TO BE DONE — Determine the number of lines that have the string "React" in them, and give only that number.

####################

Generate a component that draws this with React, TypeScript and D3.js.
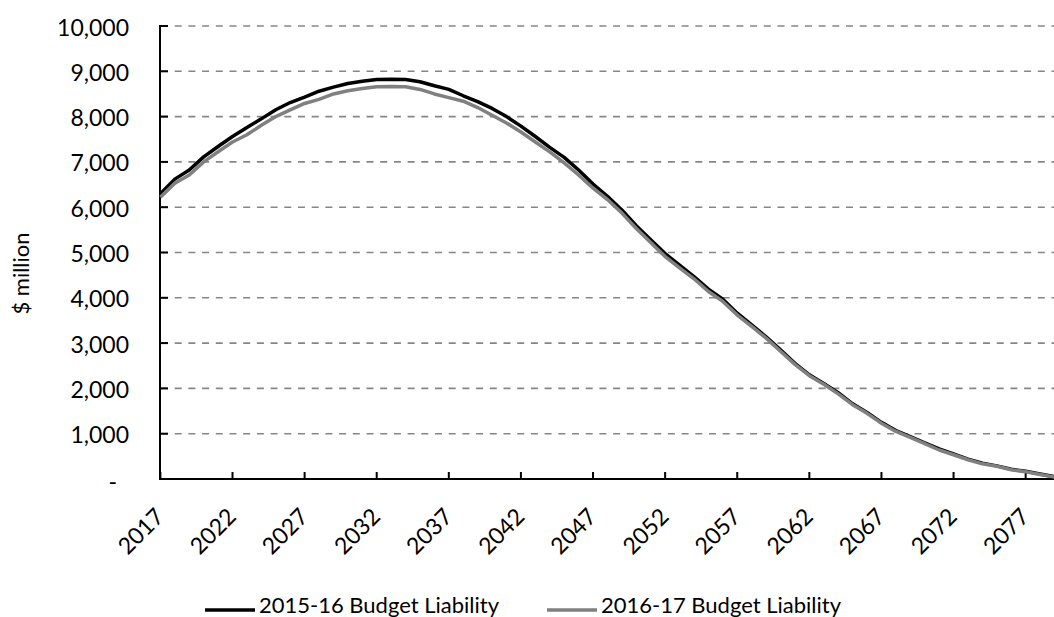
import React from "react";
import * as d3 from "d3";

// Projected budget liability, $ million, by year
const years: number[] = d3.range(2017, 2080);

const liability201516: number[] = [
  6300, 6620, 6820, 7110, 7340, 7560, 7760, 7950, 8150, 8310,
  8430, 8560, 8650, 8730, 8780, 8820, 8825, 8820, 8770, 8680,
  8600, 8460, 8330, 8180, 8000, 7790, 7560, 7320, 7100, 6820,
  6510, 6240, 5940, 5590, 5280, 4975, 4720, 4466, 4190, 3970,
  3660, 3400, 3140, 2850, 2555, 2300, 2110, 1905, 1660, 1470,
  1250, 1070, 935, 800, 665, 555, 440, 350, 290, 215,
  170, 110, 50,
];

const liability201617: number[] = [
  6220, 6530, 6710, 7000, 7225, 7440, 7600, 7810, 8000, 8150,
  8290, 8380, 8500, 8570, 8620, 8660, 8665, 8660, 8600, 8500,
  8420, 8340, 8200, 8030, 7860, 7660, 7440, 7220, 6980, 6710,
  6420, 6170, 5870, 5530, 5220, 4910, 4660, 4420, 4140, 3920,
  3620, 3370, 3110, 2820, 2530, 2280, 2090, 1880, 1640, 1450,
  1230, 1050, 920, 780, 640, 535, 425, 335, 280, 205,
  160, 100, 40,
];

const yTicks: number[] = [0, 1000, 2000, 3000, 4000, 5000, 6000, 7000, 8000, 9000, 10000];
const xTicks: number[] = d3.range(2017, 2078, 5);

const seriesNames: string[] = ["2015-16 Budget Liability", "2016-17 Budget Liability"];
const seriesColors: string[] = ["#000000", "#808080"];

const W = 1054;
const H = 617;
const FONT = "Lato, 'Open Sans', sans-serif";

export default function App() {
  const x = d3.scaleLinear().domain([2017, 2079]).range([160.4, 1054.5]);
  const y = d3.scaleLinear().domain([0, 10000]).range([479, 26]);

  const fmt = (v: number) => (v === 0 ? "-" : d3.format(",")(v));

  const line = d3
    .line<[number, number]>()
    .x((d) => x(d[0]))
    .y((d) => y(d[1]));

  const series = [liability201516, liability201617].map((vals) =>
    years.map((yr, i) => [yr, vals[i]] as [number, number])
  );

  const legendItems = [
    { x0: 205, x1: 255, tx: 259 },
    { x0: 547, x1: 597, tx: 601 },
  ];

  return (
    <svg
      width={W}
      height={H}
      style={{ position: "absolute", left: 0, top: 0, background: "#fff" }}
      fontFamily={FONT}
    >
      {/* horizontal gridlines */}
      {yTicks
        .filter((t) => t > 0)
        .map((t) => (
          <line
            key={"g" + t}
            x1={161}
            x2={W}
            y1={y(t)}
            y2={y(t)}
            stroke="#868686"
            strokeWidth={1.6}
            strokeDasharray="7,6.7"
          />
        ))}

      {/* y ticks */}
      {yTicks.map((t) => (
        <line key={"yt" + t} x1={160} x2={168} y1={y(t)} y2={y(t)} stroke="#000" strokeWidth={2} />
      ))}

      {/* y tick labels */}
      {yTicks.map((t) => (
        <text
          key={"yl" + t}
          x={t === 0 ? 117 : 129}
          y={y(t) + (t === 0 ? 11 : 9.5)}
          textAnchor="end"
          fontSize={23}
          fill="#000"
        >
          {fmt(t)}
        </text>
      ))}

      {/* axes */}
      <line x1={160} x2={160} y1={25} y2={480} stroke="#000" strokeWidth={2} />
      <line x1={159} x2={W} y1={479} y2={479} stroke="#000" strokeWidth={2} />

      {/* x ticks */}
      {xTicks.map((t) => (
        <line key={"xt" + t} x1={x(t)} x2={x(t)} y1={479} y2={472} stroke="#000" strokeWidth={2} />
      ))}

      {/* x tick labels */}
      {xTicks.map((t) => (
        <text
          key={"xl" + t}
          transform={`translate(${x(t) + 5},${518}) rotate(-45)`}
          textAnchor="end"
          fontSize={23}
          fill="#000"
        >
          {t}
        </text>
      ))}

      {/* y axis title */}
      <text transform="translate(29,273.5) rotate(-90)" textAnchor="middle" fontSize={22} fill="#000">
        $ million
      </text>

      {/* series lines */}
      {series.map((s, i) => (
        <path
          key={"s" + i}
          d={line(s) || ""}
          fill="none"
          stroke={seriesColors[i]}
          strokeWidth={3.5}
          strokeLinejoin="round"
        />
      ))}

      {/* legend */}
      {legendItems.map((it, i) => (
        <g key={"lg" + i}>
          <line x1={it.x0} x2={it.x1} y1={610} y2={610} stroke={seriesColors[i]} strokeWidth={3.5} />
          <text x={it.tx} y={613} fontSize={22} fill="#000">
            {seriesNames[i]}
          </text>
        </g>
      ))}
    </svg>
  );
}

####################

RESULT BELOW — 2